Prediction of Water Potability Using Machine Learning Models
Keywords:
Water Potability, Machine Learning, Random Forest, XGBoost, Stacking Ensemble, Water Quality Prediction, Data PreprocessingAbstract
Despite advancements made to improve water quality, contamination and water-related diseases continue to pose a serious threat to the world population. While classical techniques of water quality evaluation in the lab environment yield reliable results, they suffer from high costs and time delays while being inappropriate for usage in remote locations. For overcoming these disadvantages, we suggest implementing a machine learning-based approach for assessing water potability by considering physicochemical parameters. The suggested framework is based on application of Random Forest, XGBoost, and a Stacking classifier trained on UCI Water Quality Dataset featuring 3,276 instances and 10 important characteristics.

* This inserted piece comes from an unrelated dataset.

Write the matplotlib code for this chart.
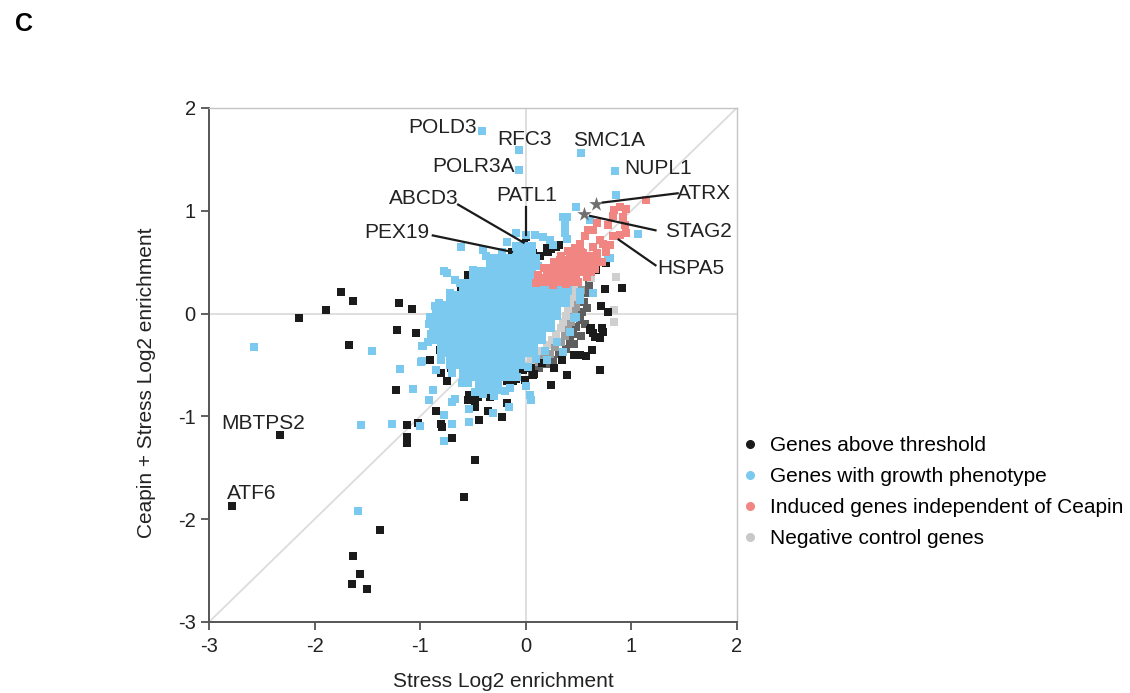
"""
Ceapin screen: Stress vs Ceapin + Stress enrichment (panel C).
"""

import matplotlib
matplotlib.use("Agg")
import matplotlib.pyplot as plt
import numpy as np

plt.rcParams['font.family'] = ['Liberation Sans', 'DejaVu Sans']
plt.rcParams['axes.unicode_minus'] = False

BLACK = '#1b1b1b'
BLUE = '#7cc9ef'
RED = '#f08582'
GRAY = '#c8c8c8'
STAR = '#6f6f6f'

# genes above threshold
above_pts = [
    (-1.75, 0.21), (-1.64, 0.12), (-1.89, 0.03), (-2.15, -0.04), (-1.20, 0.10),
    (-1.08, 0.04), (-1.22, -0.16), (-1.04, -0.19), (-1.67, -0.31), (-1.23, -0.74),
    (-2.33, -1.18), (-1.12, -1.08), (-1.12, -1.20), (-1.12, -1.26), (-1.02, -1.06),
    (-0.80, -1.07), (-0.79, -1.10), (-0.70, -1.21), (-0.48, -1.42), (-0.58, -1.78),
    (-0.54, -0.79), (-0.48, -0.91), (-0.36, -0.95), (-0.22, -1.01), (-0.18, -0.87),
    (-0.44, -1.04), (-0.81, -0.35), (-0.60, -0.37), (-0.71, -0.53), (-0.83, -0.08),
    (-0.66, -0.11), (0.24, -0.69), (0.39, -0.60), (0.46, -0.40), (0.27, -0.53),
    (0.34, -0.45), (0.07, -0.60), (-0.03, -0.55), (0.70, -0.55), (0.61, -0.16),
    (0.08, -0.59), (-0.01, -0.65), (-0.09, -0.64), (-0.18, -0.66), (-0.47, -0.80),
    (-0.48, -0.84), (-0.85, -0.95), (-1.38, -2.11), (-1.64, -2.36), (-1.57, -2.53),
    (-1.65, -2.63), (-1.50, -2.68), (-2.78, -1.87), (0.91, 0.25), (0.75, 0.24),
    (0.78, 0.02), (0.71, 0.07), (0.62, -0.14), (0.73, -0.18), (0.66, -0.23),
    (0.57, -0.41), (0.63, -0.35), (0.76, 0.49), (0.67, 0.42), (0.32, 0.67),
    (0.24, 0.63), (0.14, 0.56), (-0.13, 0.60), (-0.55, 0.38), (-0.61, 0.23),
    (-0.69, 0.10), (-0.59, 0.13), (-0.53, 0.05), (-0.81, -0.08), (-0.69, -0.13),
    (-0.28, 0.49), (0.09, 0.55), (0.21, 0.60), (0.29, 0.65), (-0.62, 0.18),
    (-0.28, 0.52), (0.20, 0.64), (0.10, 0.55), (0.72, -0.14), (0.64, -0.19),
    (0.70, -0.24), (0.51, -0.40), (0.15, -0.48), (0.05, -0.53), (-0.12, -0.66),
    (-0.25, -0.58), (-0.34, -0.61), (-0.44, -0.66), (-0.45, -0.81), (-0.34, -0.81),
    (-0.55, -0.84), (-0.75, -0.66), (-0.80, -0.58), (-0.91, -0.45), (0.00, 0.74),
    (-0.02, 0.68), (0.07, 0.59),
]

# genes with growth phenotype: scattered points
growth_pts = [
    (-2.57, -0.33), (-1.46, -0.36), (-1.19, -0.54), (-0.98, -0.32), (-0.98, -0.46),
    (-1.07, -0.73), (-1.56, -1.08), (-1.27, -1.07), (-1.00, -1.09), (-0.77, -1.24),
    (-0.70, -1.07), (-0.77, -0.99), (-0.54, -1.05), (-0.31, -0.97), (-0.16, -0.91),
    (0.04, -0.79), (0.05, -0.84), (-0.54, -0.93), (-0.92, -0.84), (-0.88, -0.74),
    (-0.67, -0.83), (-0.70, -0.86), (-0.75, 0.39), (-0.91, -0.03), (-0.85, 0.02),
    (-0.75, 0.08), (-0.57, 0.12), (0.51, 0.21), (0.48, -0.03), (0.35, -0.37),
    (-0.10, -0.55), (-1.59, -1.92), (-0.41, 1.78), (-0.06, 1.59), (-0.06, 1.40),
    (0.52, 1.56), (0.85, 1.39), (0.48, 1.04), (0.39, 0.94), (0.37, 0.89),
    (0.61, 0.91), (0.86, 1.15), (1.06, 0.77), (0.37, 0.78), (0.39, 0.73),
    (0.26, 0.67), (0.16, 0.74), (0.09, 0.76), (-0.09, 0.78), (-0.18, 0.70),
    (-0.61, 0.65), (-0.77, 0.41), (0.78, 0.54), (0.64, 0.20), (0.46, -0.04),
    (0.42, -0.18), (0.00, 0.76), (0.23, 0.72), (0.35, 0.94), (0.37, 0.85),
    (-0.40, 0.62), (-0.67, 0.33), (-0.86, 0.07), (-0.97, -0.32), (-0.99, -0.47),
    (0.51, 0.13), (0.80, 0.54), (-0.90, -0.20), (-0.85, -0.55), (-0.60, -0.68),
    (-0.40, -0.78), (-0.20, -0.75), (0.00, -0.70), (0.20, -0.45), (0.30, -0.28),
    (-0.50, 0.42), (-0.38, 0.56), (-0.62, 0.30), (-0.72, 0.20), (-0.82, 0.10),
    (-0.92, -0.10), (-0.93, -0.28), (-0.80, -0.45), (-0.70, -0.58), (-0.55, -0.68),
    (-0.48, -0.76), (-0.30, -0.80), (-0.15, -0.72), (-0.08, -0.62), (0.02, -0.52),
    (0.10, -0.44), (0.18, -0.36), (-0.22, 0.60), (0.12, 0.46),
]

# dense centre of the growth-phenotype cloud, one row per y level
growth_core_pts = [
    (-0.05, 0.62), (0.02, 0.62),
    (-0.30, 0.50), (-0.18, 0.50), (-0.06, 0.50), (0.06, 0.50),
    (-0.46, 0.38), (-0.34, 0.38), (-0.22, 0.38), (-0.10, 0.38), (0.02, 0.38),
    (-0.56, 0.26), (-0.44, 0.26), (-0.32, 0.26), (-0.20, 0.26), (-0.08, 0.26),
    (0.04, 0.26), (0.16, 0.26), (0.28, 0.26), (0.36, 0.26),
    (-0.68, 0.14), (-0.56, 0.14), (-0.44, 0.14), (-0.32, 0.14), (-0.20, 0.14),
    (-0.08, 0.14), (0.04, 0.14), (0.16, 0.14), (0.26, 0.14), (0.34, 0.14),
    (-0.78, 0.02), (-0.66, 0.02), (-0.54, 0.02), (-0.42, 0.02), (-0.30, 0.02),
    (-0.18, 0.02), (-0.06, 0.02), (0.06, 0.02), (0.16, 0.02), (0.26, 0.02),
    (-0.84, -0.10), (-0.72, -0.10), (-0.60, -0.10), (-0.48, -0.10), (-0.36, -0.10),
    (-0.24, -0.10), (-0.12, -0.10), (0.00, -0.10), (0.10, -0.10), (0.20, -0.10),
    (-0.82, -0.22), (-0.70, -0.22), (-0.58, -0.22), (-0.46, -0.22), (-0.34, -0.22),
    (-0.22, -0.22), (-0.10, -0.22), (0.02, -0.22), (0.12, -0.22),
    (-0.76, -0.34), (-0.64, -0.34), (-0.52, -0.34), (-0.40, -0.34), (-0.28, -0.34),
    (-0.16, -0.34), (-0.04, -0.34), (0.04, -0.34),
    (-0.68, -0.46), (-0.56, -0.46), (-0.44, -0.46), (-0.32, -0.46), (-0.20, -0.46),
    (-0.08, -0.46),
    (-0.56, -0.58), (-0.44, -0.58), (-0.32, -0.58), (-0.20, -0.58),
    (-0.40, -0.70), (-0.30, -0.70),
]

# induced genes independent of Ceapin
induced_pts = [
    (0.10, 0.30), (0.12, 0.38), (0.17, 0.44), (0.27, 0.50), (0.33, 0.56),
    (0.40, 0.61), (0.47, 0.64), (0.52, 0.60), (0.60, 0.56), (0.68, 0.55),
    (0.72, 0.50), (0.66, 0.43), (0.58, 0.36), (0.50, 0.31), (0.38, 0.29),
    (0.26, 0.28), (1.14, 1.10), (0.95, 1.02), (0.89, 1.04), (0.84, 1.01),
    (0.83, 0.95), (0.92, 0.94), (0.94, 0.86), (0.95, 0.78), (0.89, 0.76),
    (0.83, 0.75), (0.80, 0.67), (0.73, 0.68), (0.78, 0.86), (0.68, 0.88),
    (0.64, 0.81), (0.59, 0.81), (0.56, 0.75), (0.51, 0.68), (0.51, 0.65),
    (0.64, 0.65), (0.68, 0.59), (0.54, 0.59), (0.76, 0.60), (0.70, 0.72),
]
induced_core_pts = [
    (0.16, 0.33), (0.26, 0.33), (0.36, 0.33), (0.46, 0.33),
    (0.22, 0.42), (0.32, 0.42), (0.42, 0.42), (0.52, 0.42), (0.60, 0.42),
    (0.34, 0.50), (0.44, 0.50), (0.54, 0.50), (0.64, 0.50),
    (0.44, 0.57), (0.52, 0.57),
]

# negative control genes, light near the cloud to dark further out
control_light = [
    (0.46, 0.23), (0.44, 0.16), (0.42, 0.10), (0.40, 0.04), (0.38, -0.02),
    (0.35, -0.08), (0.33, -0.14), (0.29, -0.20), (0.25, -0.26), (0.20, -0.31),
    (0.15, -0.36), (0.10, -0.41), (0.05, -0.45), (0.00, -0.50),
    (0.84, 0.03), (0.84, -0.08), (0.86, 0.36), (0.62, 0.35),
]
control_mid = [
    (0.52, 0.23), (0.50, 0.14), (0.48, 0.06), (0.46, -0.01), (0.43, -0.08),
    (0.40, -0.15), (0.37, -0.22), (0.33, -0.28), (0.28, -0.33), (0.23, -0.39),
    (0.17, -0.43), (0.11, -0.47), (0.05, -0.52),
]
control_dark = [
    (0.57, 0.20), (0.55, 0.11), (0.53, 0.02), (0.51, -0.06), (0.48, -0.13),
    (0.45, -0.20), (0.42, -0.27), (0.38, -0.34), (0.32, -0.39), (0.26, -0.45),
    (0.20, -0.49), (0.13, -0.53), (0.06, -0.57), (-0.06, 0.39), (-0.10, 0.43),
    (0.60, 0.28), (0.58, 0.05), (0.56, -0.10), (0.52, -0.22), (0.46, -0.30),
]

# starred genes
star_pts = [(0.67, 1.07), (0.55, 0.97)]

# labels: text, anchor, alignment, leader end (None = no leader)
labels = [
    ('POLD3', (-0.46, 1.81), 'right', None),
    ('RFC3', (-0.01, 1.69), 'center', None),
    ('POLR3A', (-0.10, 1.43), 'right', None),
    ('SMC1A', (0.79, 1.68), 'center', None),
    ('NUPL1', (0.93, 1.41), 'left', None),
    ('ATRX', (1.95, 1.17), 'right', (0.73, 1.08)),
    ('STAG2', (1.95, 0.80), 'right', (0.61, 0.95)),
    ('HSPA5', (1.25, 0.44), 'left', (0.88, 0.72)),
    ('PATL1', (0.01, 1.15), 'center', (0.00, 0.76)),
    ('ABCD3', (-0.64, 1.12), 'right', (-0.02, 0.69)),
    ('PEX19', (-0.91, 0.79), 'right', (-0.13, 0.60)),
    ('MBTPS2', (-2.88, -1.07), 'left', None),
    ('ATF6', (-2.83, -1.75), 'left', None),
]
leader_start = {
    'ATRX': (1.44, 1.17), 'STAG2': (1.23, 0.81), 'HSPA5': (1.23, 0.47),
    'PATL1': (0.00, 1.04), 'ABCD3': (-0.64, 1.06), 'PEX19': (-0.88, 0.76),
}

legend_names = ['Genes above threshold', 'Genes with growth phenotype',
                'Induced genes independent of Ceapin', 'Negative control genes']


def xy(pts):
    a = np.array(pts)
    return a[:, 0], a[:, 1]


fig = plt.figure(figsize=(11.3, 6.93), dpi=100)
ax = fig.add_axes([0.185, 0.1025, 0.467, 0.7417])

# reference lines
ax.axhline(0, color='#dcdcdc', lw=1.3, zorder=0)
ax.axvline(0, color='#dcdcdc', lw=1.3, zorder=0)
ax.plot([-3, 2], [-3, 2], color='#dcdcdc', lw=1.3, zorder=0)

x, y = xy(control_dark)
ax.scatter(x, y, s=34, marker='s', color='#5e5e5e', lw=0, zorder=1)
x, y = xy(control_mid)
ax.scatter(x, y, s=34, marker='s', color='#9c9c9c', lw=0, zorder=1)
x, y = xy(control_light)
ax.scatter(x, y, s=34, marker='s', color='#cfcfcf', lw=0, zorder=1)

x, y = xy(above_pts)
ax.scatter(x, y, s=26, marker='s', color=BLACK, lw=0, zorder=2)

x, y = xy(growth_core_pts)
ax.scatter(x, y, s=120, marker='s', color=BLUE, lw=0, zorder=3)
x, y = xy(growth_pts)
ax.scatter(x, y, s=34, marker='s', color=BLUE, lw=0, zorder=3)

x, y = xy(induced_core_pts)
ax.scatter(x, y, s=80, marker='s', color=RED, lw=0, zorder=4)
x, y = xy(induced_pts)
ax.scatter(x, y, s=34, marker='s', color=RED, lw=0, zorder=4)

x, y = xy(star_pts)
ax.scatter(x, y, s=120, marker='*', color=STAR, lw=0, zorder=5)

for name, pos, ha, end in labels:
    ax.text(pos[0], pos[1], name, ha=ha, va='center', fontsize=15,
            color='#222222', zorder=6)
    if end is not None:
        start = leader_start[name]
        ax.plot([start[0], end[0]], [start[1], end[1]], color='#1b1b1b',
                lw=1.6, zorder=6)

ax.set_xlim(-3, 2)
ax.set_ylim(-3, 2)
ax.set_xticks([-3, -2, -1, 0, 1, 2])
ax.set_yticks([-3, -2, -1, 0, 1, 2])
ax.tick_params(direction='out', length=6, width=1.2, colors='#444444',
               labelcolor='#222222', labelsize=14.5)
ax.tick_params(axis='x', pad=5)
for side in ['left', 'bottom']:
    ax.spines[side].set_color('#555555')
    ax.spines[side].set_linewidth(1.4)
for side in ['top', 'right']:
    ax.spines[side].set_color('#c4c4c4')
    ax.spines[side].set_linewidth(1.0)

ax.set_xlabel('Stress Log2 enrichment', fontsize=15, color='#222222',
              labelpad=11)
ax.set_ylabel('Ceapin + Stress Log2 enrichment', fontsize=15,
              color='#222222', labelpad=16)
ax.xaxis.label.set_x(0.557)
ax.yaxis.label.set_y(0.465)

# legend
handles = []
for c in [BLACK, BLUE, RED, GRAY]:
    h, = ax.plot([], [], 'o', color=c, markersize=5.5, lw=0)
    handles.append(h)
ax.legend(handles, legend_names, loc='upper left', bbox_to_anchor=(0.99, 0.378),
          frameon=False, fontsize=15, handletextpad=0.46, labelspacing=0.58,
          handlelength=1.0, borderaxespad=0)

fig.text(0.013, 0.965, 'C', fontsize=18, fontweight='bold', va='center')

plt.savefig('out.png', dpi=100)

Various data preprocessing strategies including KNN imputation, managing outliers, normalizing values, and balancing data using SMOTE were used for improving predictive capability of algorithms. Experiments show that the implementation of the best performing algorithm achieves 92.8% accuracy, 91.2% precision, 90.4% recall rate, and 90.8% F1-score. The most influential predictors according to the feature importance analysis were determined to be pH, turbidity, and sulfate content. We have successfully proposed an intelligent and cost-efficient approach to water quality assessment which could also be integrated with IoT-based technologies for real-time evaluation.